* EXERCISE PROMPT:
Please transcribe the data below exactly. Leave the pictures out.

* INFORMATION SHOWN:
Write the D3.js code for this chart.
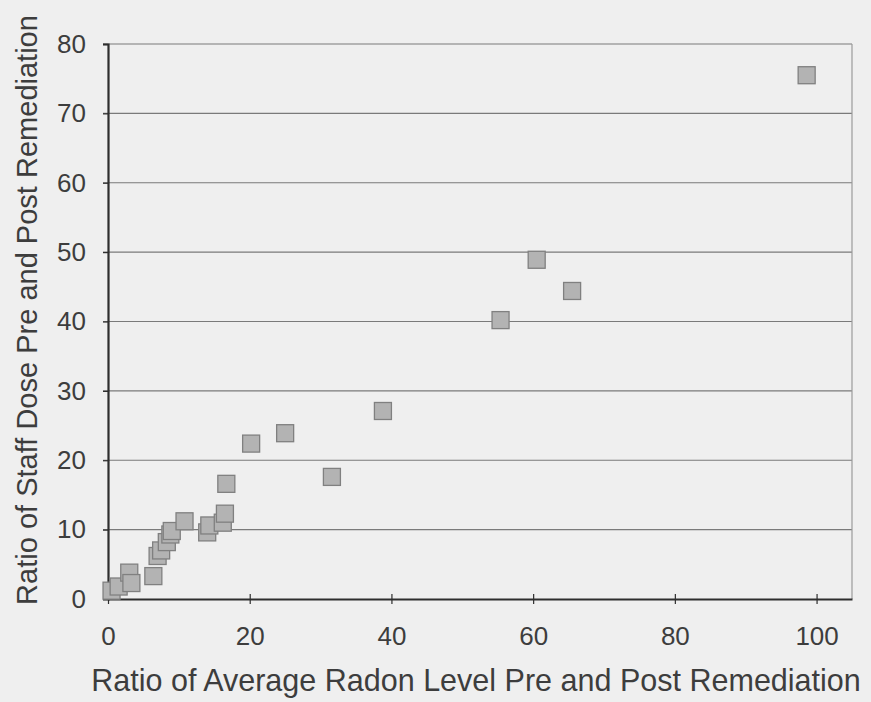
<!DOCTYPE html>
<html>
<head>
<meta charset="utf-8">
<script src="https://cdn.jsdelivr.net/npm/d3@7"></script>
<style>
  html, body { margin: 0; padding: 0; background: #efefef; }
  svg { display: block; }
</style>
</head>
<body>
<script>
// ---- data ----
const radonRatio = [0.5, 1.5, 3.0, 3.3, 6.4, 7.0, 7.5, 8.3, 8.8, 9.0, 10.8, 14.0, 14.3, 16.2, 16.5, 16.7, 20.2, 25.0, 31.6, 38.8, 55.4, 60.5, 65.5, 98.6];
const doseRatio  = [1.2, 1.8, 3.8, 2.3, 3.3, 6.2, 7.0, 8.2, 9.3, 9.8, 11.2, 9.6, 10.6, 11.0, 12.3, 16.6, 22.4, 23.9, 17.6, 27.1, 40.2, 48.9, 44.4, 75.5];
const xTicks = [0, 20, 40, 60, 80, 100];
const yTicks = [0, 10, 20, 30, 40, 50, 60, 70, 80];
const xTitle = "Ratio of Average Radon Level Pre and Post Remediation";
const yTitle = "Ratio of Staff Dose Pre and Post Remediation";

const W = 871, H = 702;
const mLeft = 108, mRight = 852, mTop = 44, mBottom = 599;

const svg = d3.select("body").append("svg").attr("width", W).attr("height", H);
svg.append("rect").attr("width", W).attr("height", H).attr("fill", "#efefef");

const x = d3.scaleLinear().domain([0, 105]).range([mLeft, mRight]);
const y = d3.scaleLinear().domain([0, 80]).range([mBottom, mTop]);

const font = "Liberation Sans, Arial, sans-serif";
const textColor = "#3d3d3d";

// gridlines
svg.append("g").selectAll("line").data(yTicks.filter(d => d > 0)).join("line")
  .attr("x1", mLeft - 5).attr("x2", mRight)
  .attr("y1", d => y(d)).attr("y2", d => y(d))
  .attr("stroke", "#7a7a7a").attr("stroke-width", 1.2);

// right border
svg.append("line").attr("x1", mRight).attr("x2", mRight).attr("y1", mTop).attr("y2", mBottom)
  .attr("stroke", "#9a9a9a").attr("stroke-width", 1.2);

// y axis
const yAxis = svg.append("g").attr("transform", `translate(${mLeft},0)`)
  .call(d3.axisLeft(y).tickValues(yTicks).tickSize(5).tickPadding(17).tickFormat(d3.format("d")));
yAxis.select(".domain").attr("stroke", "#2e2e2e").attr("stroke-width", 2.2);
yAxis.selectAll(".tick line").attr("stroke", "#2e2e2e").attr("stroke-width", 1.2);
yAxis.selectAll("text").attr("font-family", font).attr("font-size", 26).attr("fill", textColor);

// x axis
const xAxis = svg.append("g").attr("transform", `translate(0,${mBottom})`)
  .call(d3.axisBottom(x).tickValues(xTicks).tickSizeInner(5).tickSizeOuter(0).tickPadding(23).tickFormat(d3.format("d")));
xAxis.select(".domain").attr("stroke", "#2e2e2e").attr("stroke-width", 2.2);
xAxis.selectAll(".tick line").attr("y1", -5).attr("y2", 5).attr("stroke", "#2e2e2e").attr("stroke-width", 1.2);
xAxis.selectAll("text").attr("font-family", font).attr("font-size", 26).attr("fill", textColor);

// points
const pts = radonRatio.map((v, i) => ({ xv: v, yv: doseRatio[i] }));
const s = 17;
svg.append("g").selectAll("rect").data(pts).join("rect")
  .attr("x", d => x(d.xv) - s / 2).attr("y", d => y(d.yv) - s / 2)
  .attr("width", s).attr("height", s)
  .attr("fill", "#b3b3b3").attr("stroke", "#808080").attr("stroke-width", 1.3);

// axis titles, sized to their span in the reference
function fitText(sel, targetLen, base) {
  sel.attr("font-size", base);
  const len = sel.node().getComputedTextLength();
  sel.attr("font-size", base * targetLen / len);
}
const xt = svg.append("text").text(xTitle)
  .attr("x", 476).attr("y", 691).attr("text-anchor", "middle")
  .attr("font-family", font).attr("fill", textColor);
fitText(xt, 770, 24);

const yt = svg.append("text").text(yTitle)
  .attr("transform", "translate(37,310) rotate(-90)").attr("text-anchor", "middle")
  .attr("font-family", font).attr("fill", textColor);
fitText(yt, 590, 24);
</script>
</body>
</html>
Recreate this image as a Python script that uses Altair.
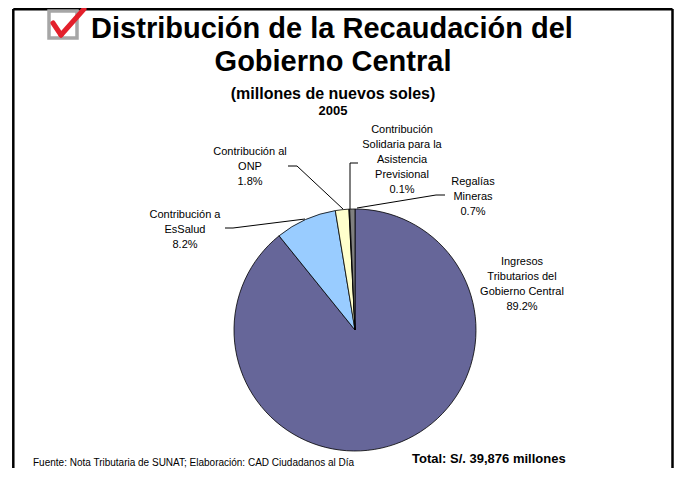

* THE COMPLETED TASK:
Write the D3.js code for this chart.
<!DOCTYPE html>
<html>
<head>
<meta charset="utf-8">
<script src="https://cdn.jsdelivr.net/npm/d3@7"></script>
<style>
  html, body { margin: 0; padding: 0; background: #efefef; }
  svg { display: block; }
</style>
</head>
<body>
<script>
// ---- data ----
const radonRatio = [0.5, 1.5, 3.0, 3.3, 6.4, 7.0, 7.5, 8.3, 8.8, 9.0, 10.8, 14.0, 14.3, 16.2, 16.5, 16.7, 20.2, 25.0, 31.6, 38.8, 55.4, 60.5, 65.5, 98.6];
const doseRatio  = [1.2, 1.8, 3.8, 2.3, 3.3, 6.2, 7.0, 8.2, 9.3, 9.8, 11.2, 9.6, 10.6, 11.0, 12.3, 16.6, 22.4, 23.9, 17.6, 27.1, 40.2, 48.9, 44.4, 75.5];
const xTicks = [0, 20, 40, 60, 80, 100];
const yTicks = [0, 10, 20, 30, 40, 50, 60, 70, 80];
const xTitle = "Ratio of Average Radon Level Pre and Post Remediation";
const yTitle = "Ratio of Staff Dose Pre and Post Remediation";

const W = 871, H = 702;
const mLeft = 108, mRight = 852, mTop = 44, mBottom = 599;

const svg = d3.select("body").append("svg").attr("width", W).attr("height", H);
svg.append("rect").attr("width", W).attr("height", H).attr("fill", "#efefef");

const x = d3.scaleLinear().domain([0, 105]).range([mLeft, mRight]);
const y = d3.scaleLinear().domain([0, 80]).range([mBottom, mTop]);

const font = "Liberation Sans, Arial, sans-serif";
const textColor = "#3d3d3d";

// gridlines
svg.append("g").selectAll("line").data(yTicks.filter(d => d > 0)).join("line")
  .attr("x1", mLeft - 5).attr("x2", mRight)
  .attr("y1", d => y(d)).attr("y2", d => y(d))
  .attr("stroke", "#7a7a7a").attr("stroke-width", 1.2);

// right border
svg.append("line").attr("x1", mRight).attr("x2", mRight).attr("y1", mTop).attr("y2", mBottom)
  .attr("stroke", "#9a9a9a").attr("stroke-width", 1.2);

// y axis
const yAxis = svg.append("g").attr("transform", `translate(${mLeft},0)`)
  .call(d3.axisLeft(y).tickValues(yTicks).tickSize(5).tickPadding(17).tickFormat(d3.format("d")));
yAxis.select(".domain").attr("stroke", "#2e2e2e").attr("stroke-width", 2.2);
yAxis.selectAll(".tick line").attr("stroke", "#2e2e2e").attr("stroke-width", 1.2);
yAxis.selectAll("text").attr("font-family", font).attr("font-size", 26).attr("fill", textColor);

// x axis
const xAxis = svg.append("g").attr("transform", `translate(0,${mBottom})`)
  .call(d3.axisBottom(x).tickValues(xTicks).tickSizeInner(5).tickSizeOuter(0).tickPadding(23).tickFormat(d3.format("d")));
xAxis.select(".domain").attr("stroke", "#2e2e2e").attr("stroke-width", 2.2);
xAxis.selectAll(".tick line").attr("y1", -5).attr("y2", 5).attr("stroke", "#2e2e2e").attr("stroke-width", 1.2);
xAxis.selectAll("text").attr("font-family", font).attr("font-size", 26).attr("fill", textColor);

// points
const pts = radonRatio.map((v, i) => ({ xv: v, yv: doseRatio[i] }));
const s = 17;
svg.append("g").selectAll("rect").data(pts).join("rect")
  .attr("x", d => x(d.xv) - s / 2).attr("y", d => y(d.yv) - s / 2)
  .attr("width", s).attr("height", s)
  .attr("fill", "#b3b3b3").attr("stroke", "#808080").attr("stroke-width", 1.3);

// axis titles, sized to their span in the reference
function fitText(sel, targetLen, base) {
  sel.attr("font-size", base);
  const len = sel.node().getComputedTextLength();
  sel.attr("font-size", base * targetLen / len);
}
const xt = svg.append("text").text(xTitle)
  .attr("x", 476).attr("y", 691).attr("text-anchor", "middle")
  .attr("font-family", font).attr("fill", textColor);
fitText(xt, 770, 24);

const yt = svg.append("text").text(yTitle)
  .attr("transform", "translate(37,310) rotate(-90)").attr("text-anchor", "middle")
  .attr("font-family", font).attr("fill", textColor);
fitText(yt, 590, 24);
</script>
</body>
</html>
Recreate this image as a Python script that uses Altair.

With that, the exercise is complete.